If you need additional funding to study dance, explore financial resource options like scholarships and loans.
Searching for the Right College
The number of schools available to students interested in dance can be overwhelming. International students hoping to study dance in the US should keep a variety of questions in mind when searching for the perfect school. These questions include:
- Is the department accredited by the National Association of Schools of Dance?
- What is the audition policy?
- Will you get the chance to perform each semester?
- Which type of dance does the department focus on?
- What is the department's student-faculty ratio?

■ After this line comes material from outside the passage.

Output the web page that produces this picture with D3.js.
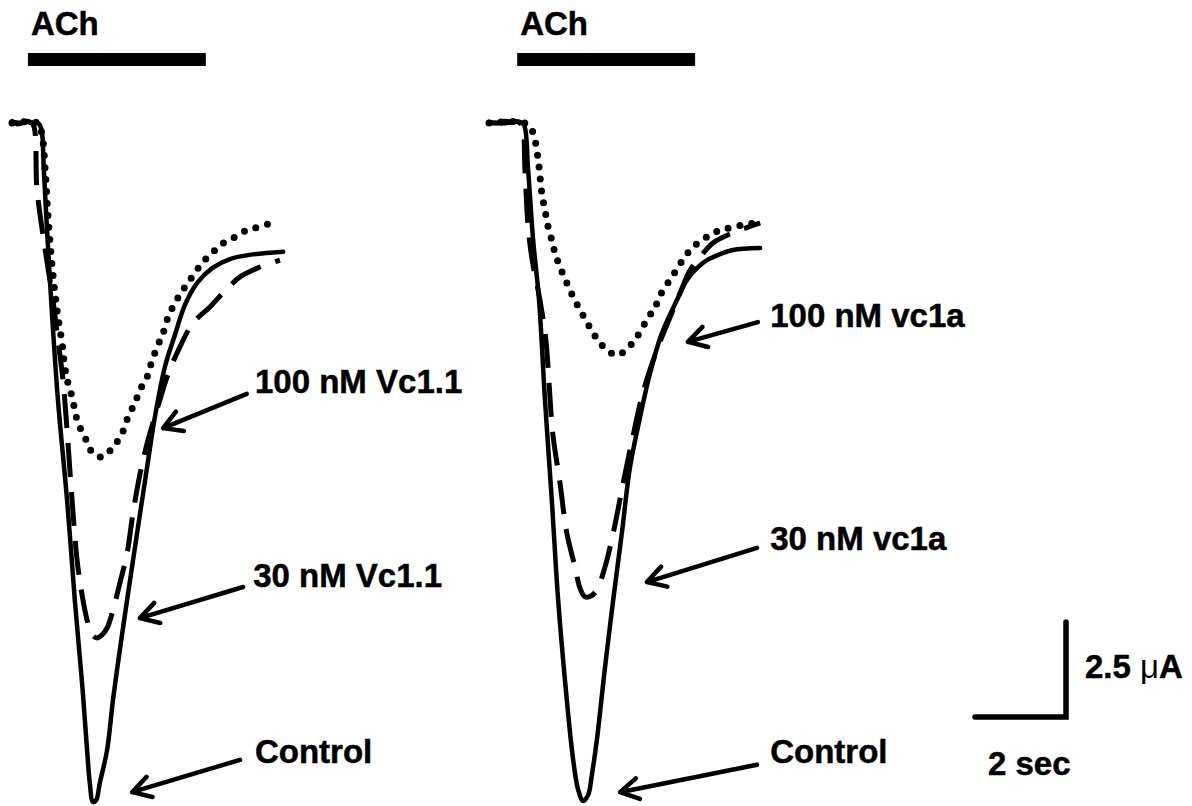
<!DOCTYPE html>
<html>
<head>
<meta charset="utf-8">
<script src="https://cdn.jsdelivr.net/npm/d3@7"></script>
<style>
  body { margin: 0; background: #fff; }
  text { font-family: "Liberation Sans", Arial, sans-serif; font-weight: bold; fill: #000; stroke: #000; stroke-width: 0.5; }
</style>
</head>
<body>
<svg id="chart"></svg>
<script>
// traces: [time (s), current (uA)]
const controlLeft = [[0,0.05],[0.11,-0.03],[0.22,0],[0.33,0.05],[0.46,0],[0.57,0],[0.64,-0.13],[0.70,-1.24],[0.77,-2.82],[0.86,-4.66],[1.01,-7.29],[1.21,-9.92],[1.38,-12.55],[1.54,-14.74],[1.65,-16.50],[1.71,-17.37],[1.78,-17.87],[1.85,-17.82],[1.93,-17.37],[2.09,-16.50],[2.22,-15.18],[2.37,-13.87],[2.53,-12.55],[2.75,-10.79],[2.97,-9.05],[3.14,-7.74],[3.36,-6.42],[3.58,-5.58],[3.80,-4.79],[4.07,-4.21],[4.40,-3.82],[4.79,-3.58],[5.23,-3.47],[5.96,-3.39]];
const vc11_30 = [[0,0.03],[0.18,0],[0.35,0.03],[0.46,-0.03],[0.55,-1.76],[0.73,-3.34],[0.90,-4.66],[1.01,-5.71],[1.12,-6.76],[1.21,-8.08],[1.32,-9.92],[1.43,-11.50],[1.54,-12.42],[1.65,-13.08],[1.76,-13.47],[1.87,-13.55],[1.98,-13.47],[2.09,-13.29],[2.22,-12.82],[2.37,-12.11],[2.53,-11.32],[2.66,-10.26],[2.81,-9.26],[2.99,-8.34],[3.25,-7.29],[3.41,-6.68],[3.69,-5.89],[3.98,-5.26],[4.35,-4.84],[4.64,-4.47],[5.01,-4.05],[5.45,-3.79],[5.89,-3.61]];
const vc11_100 = [[0,0],[0.57,0],[0.66,-0.32],[0.73,-1.24],[0.79,-2.42],[0.88,-3.74],[0.95,-4.53],[1.01,-5.11],[1.10,-5.79],[1.16,-6.42],[1.23,-6.84],[1.32,-7.21],[1.38,-7.55],[1.45,-7.89],[1.60,-8.26],[1.76,-8.66],[1.98,-8.79],[2.22,-8.53],[2.42,-8.16],[2.55,-7.74],[2.70,-7.37],[2.81,-7.03],[2.97,-6.68],[3.08,-6.24],[3.21,-5.84],[3.32,-5.53],[3.43,-5.11],[3.58,-4.74],[3.76,-4.39],[3.96,-4.05],[4.18,-3.68],[4.40,-3.42],[4.64,-3.16],[4.90,-3.00],[5.16,-2.82],[5.41,-2.74],[5.71,-2.63]];

const controlRight = [[0,0.03],[0.18,0],[0.35,0.05],[0.55,0.03],[0.68,0.03],[0.77,-0.05],[0.86,-1.24],[0.97,-3.08],[1.10,-4.66],[1.23,-7.29],[1.38,-9.92],[1.52,-12.55],[1.71,-15.18],[1.85,-16.76],[1.96,-17.55],[2.07,-17.84],[2.18,-17.68],[2.26,-17.16],[2.37,-16.24],[2.55,-14.32],[2.73,-12.55],[2.92,-10.79],[3.10,-9.05],[3.32,-7.74],[3.54,-6.58],[3.80,-5.53],[4.13,-4.66],[4.35,-4.13],[4.57,-3.82],[4.79,-3.61],[5.08,-3.45],[5.36,-3.34],[5.96,-3.29]];
const vc1a_30 = [[0,0],[0.35,0],[0.64,0.03],[0.73,-0.08],[0.79,-1.24],[0.86,-2.74],[0.95,-3.61],[1.12,-4.66],[1.25,-5.71],[1.32,-6.84],[1.40,-8.16],[1.56,-9.47],[1.71,-10.79],[1.89,-11.68],[2.00,-12.24],[2.11,-12.47],[2.24,-12.45],[2.37,-12.29],[2.55,-11.68],[2.73,-10.79],[2.95,-9.47],[3.16,-8.26],[3.38,-7.11],[3.69,-5.97],[3.98,-5.11],[4.20,-4.47],[4.42,-3.87],[4.64,-3.53],[4.92,-3.16],[5.36,-2.89],[5.96,-2.63]];
const vc1a_100 = [[0,0],[0.68,0.03],[0.86,-0.05],[0.97,-0.26],[1.05,-0.71],[1.10,-1.16],[1.16,-1.84],[1.23,-2.29],[1.30,-2.74],[1.38,-3.08],[1.45,-3.42],[1.56,-3.79],[1.71,-4.21],[1.85,-4.58],[2.00,-4.92],[2.15,-5.24],[2.29,-5.53],[2.44,-5.79],[2.62,-6.00],[2.81,-6.11],[3.03,-5.95],[3.25,-5.63],[3.47,-5.18],[3.65,-4.84],[3.80,-4.45],[4.02,-4.05],[4.20,-3.71],[4.37,-3.42],[4.59,-3.16],[4.86,-2.95],[5.08,-2.82],[5.36,-2.74],[5.67,-2.66],[5.96,-2.63]];

// ACh application (s): [on, off]
const achLeft = [0.35, 4.26];
const achRight = [0.62, 4.53];

const labelsLeft = ['100 nM Vc1.1', '30 nM Vc1.1', 'Control'];
const labelsRight = ['100 nM vc1a', '30 nM vc1a', 'Control'];

const scaleBarTime = 2;     // s
const scaleBarCurrent = 2.5; // uA
const scaleBarLabels = ['2 sec', '2.5 \u03bcA'];

const width = 1192, height = 806;
const pxPerSec = 45.5, pxPerUA = 38;
const baseY = 123;
const fontSize = 33;

const svg = d3.select('#chart')
  .attr('width', width)
  .attr('height', height);

svg.append('rect').attr('width', width).attr('height', height).attr('fill', '#fff');

const y = d3.scaleLinear()
  .domain([0, -1])
  .range([baseY, baseY + pxPerUA]);

const xLeft = d3.scaleLinear().domain([0, 1]).range([12, 12 + pxPerSec]);
const xRight = d3.scaleLinear().domain([0, 1]).range([489, 489 + pxPerSec]);

const styles = {
  solid: { w: 4.5, dash: null, cap: 'round' },
  dashed: { w: 5, dash: '34,15', cap: 'butt' },
  dotted: { w: 7, dash: '0,12', cap: 'round' }
};

// arrows: tail/tip in [s, uA], text anchor in [s, uA]
const arrowsLeft = [
  { tail: [5.16, -7.13], tip: [3.32, -8.03], text: [5.34, -7.11] },
  { tail: [5.08, -12.21], tip: [2.81, -13.03], text: [5.30, -12.21] },
  { tail: [5.01, -16.76], tip: [2.64, -17.61], text: [5.34, -16.84] }
];
const arrowsRight = [
  { tail: [5.91, -5.24], tip: [4.37, -5.76], text: [6.18, -5.37] },
  { tail: [5.89, -11.18], tip: [3.47, -12.08], text: [6.18, -11.24] },
  { tail: [5.89, -16.89], tip: [2.88, -17.61], text: [6.18, -16.84] }
];

function drawPanel(x, traces, ach, labels, arrows) {
  const g = svg.append('g');

  const line = d3.line()
    .x(d => x(d[0]))
    .y(d => y(d[1]))
    .curve(d3.curveCatmullRom.alpha(0.5));

  traces.forEach(tr => {
    const s = styles[tr.style];
    g.append('path')
      .datum(tr.data)
      .attr('d', line)
      .attr('fill', 'none')
      .attr('stroke', '#000')
      .attr('stroke-width', s.w)
      .attr('stroke-linecap', s.cap)
      .attr('stroke-linejoin', 'round')
      .attr('stroke-dasharray', s.dash);
  });

  // ACh bar
  g.append('rect')
    .attr('x', x(ach[0]))
    .attr('y', 53)
    .attr('width', x(ach[1]) - x(ach[0]))
    .attr('height', 13)
    .attr('fill', '#000');
  g.append('text')
    .attr('x', x(ach[0]) + 3)
    .attr('y', 35)
    .attr('font-size', fontSize)
    .text('ACh');

  // labels + arrows
  arrows.forEach((a, i) => {
    const x1 = x(a.tail[0]), y1 = y(a.tail[1]);
    const x2 = x(a.tip[0]), y2 = y(a.tip[1]);
    const ang = Math.atan2(y1 - y2, x1 - x2);
    const len = 21, spread = Math.PI / 6;
    const p = d3.path();
    p.moveTo(x1, y1);
    p.lineTo(x2, y2);
    p.moveTo(x2 + len * Math.cos(ang - spread), y2 + len * Math.sin(ang - spread));
    p.lineTo(x2, y2);
    p.lineTo(x2 + len * Math.cos(ang + spread), y2 + len * Math.sin(ang + spread));
    g.append('path')
      .attr('d', p.toString())
      .attr('fill', 'none')
      .attr('stroke', '#000')
      .attr('stroke-width', 4.5)
      .attr('stroke-linecap', 'round')
      .attr('stroke-linejoin', 'round');
    g.append('text')
      .attr('x', x(a.text[0]))
      .attr('y', y(a.text[1]))
      .attr('font-size', fontSize)
      .text(labels[i]);
  });
}

drawPanel(xLeft, [
  { data: vc11_100, style: 'dotted' },
  { data: vc11_30, style: 'dashed' },
  { data: controlLeft, style: 'solid' }
], achLeft, labelsLeft, arrowsLeft);

drawPanel(xRight, [
  { data: vc1a_100, style: 'dotted' },
  { data: vc1a_30, style: 'dashed' },
  { data: controlRight, style: 'solid' }
], achRight, labelsRight, arrowsRight);

// scale bar
const cornerX = 1066, cornerY = 717;
const barW = xRight(scaleBarTime) - xRight(0);
const barH = y(-scaleBarCurrent) - y(0);
svg.append('path')
  .attr('d', `M${cornerX - barW},${cornerY}H${cornerX}V${cornerY - barH}`)
  .attr('fill', 'none')
  .attr('stroke', '#000')
  .attr('stroke-width', 5.5)
  .attr('stroke-linecap', 'round');

svg.append('text')
  .attr('x', 988)
  .attr('y', 775)
  .attr('font-size', fontSize)
  .text(scaleBarLabels[0]);

const amp = svg.append('text')
  .attr('x', 1085)
  .attr('y', 678)
  .attr('font-size', fontSize);
amp.append('tspan').text(scaleBarLabels[1].split(' ')[0] + ' ');
amp.append('tspan').attr('font-weight', 'normal').attr('stroke-width', 0).text('\u03bc');
amp.append('tspan').text('A');
</script>
</body>
</html>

- What are grads doing now?
For example, the dance program of our featured partner SUNY Brockport in New York is an accredited institutional member of the National Association of Schools of Dance. Acceptance into both the undergraduate and graduate dance programs is by audition only. Because the department puts on six dance concerts a year, there are numerous choreography and performance opportunities available for all students. The program offers a variety of approaches to modern dance, as well as studio courses in ballet, contact improvisation and partnering, tap, African dance and drumming, and Irish dance. The student-faculty ratio at SUNY Brockport is 18:1, and Brockport graduate students go on to become college and university faculty; preK-12 teachers; performers and choreographers; and dance administrators and private studio directors.
Dance as a Career
International students who pursue dance as a career must be prepared to work nights and weekends, travel or relocate frequently, and spend much of their time rehearsing and in the studio. They must cross-train to prevent injuries and eat healthily to keep their bodies in top physical condition. Dance is so hard on the body that many dancers stop performing by their late thirties. Dancers need to know how to interpret a choreographer's vision and feel comfortable performing in front of live audiences. Dancers must be prepared to face rejection, as the field is highly competitive. Economists predict that jobs for dancers will grow at the same rate as the average for all careers in the US through 2018. As dance is becoming more and more popular, there should be an increase in the number of teaching jobs available. In 2009, the U.S. Bureau of Labor Statistics reported that dancers had an average hourly income of $16.37 in the United States.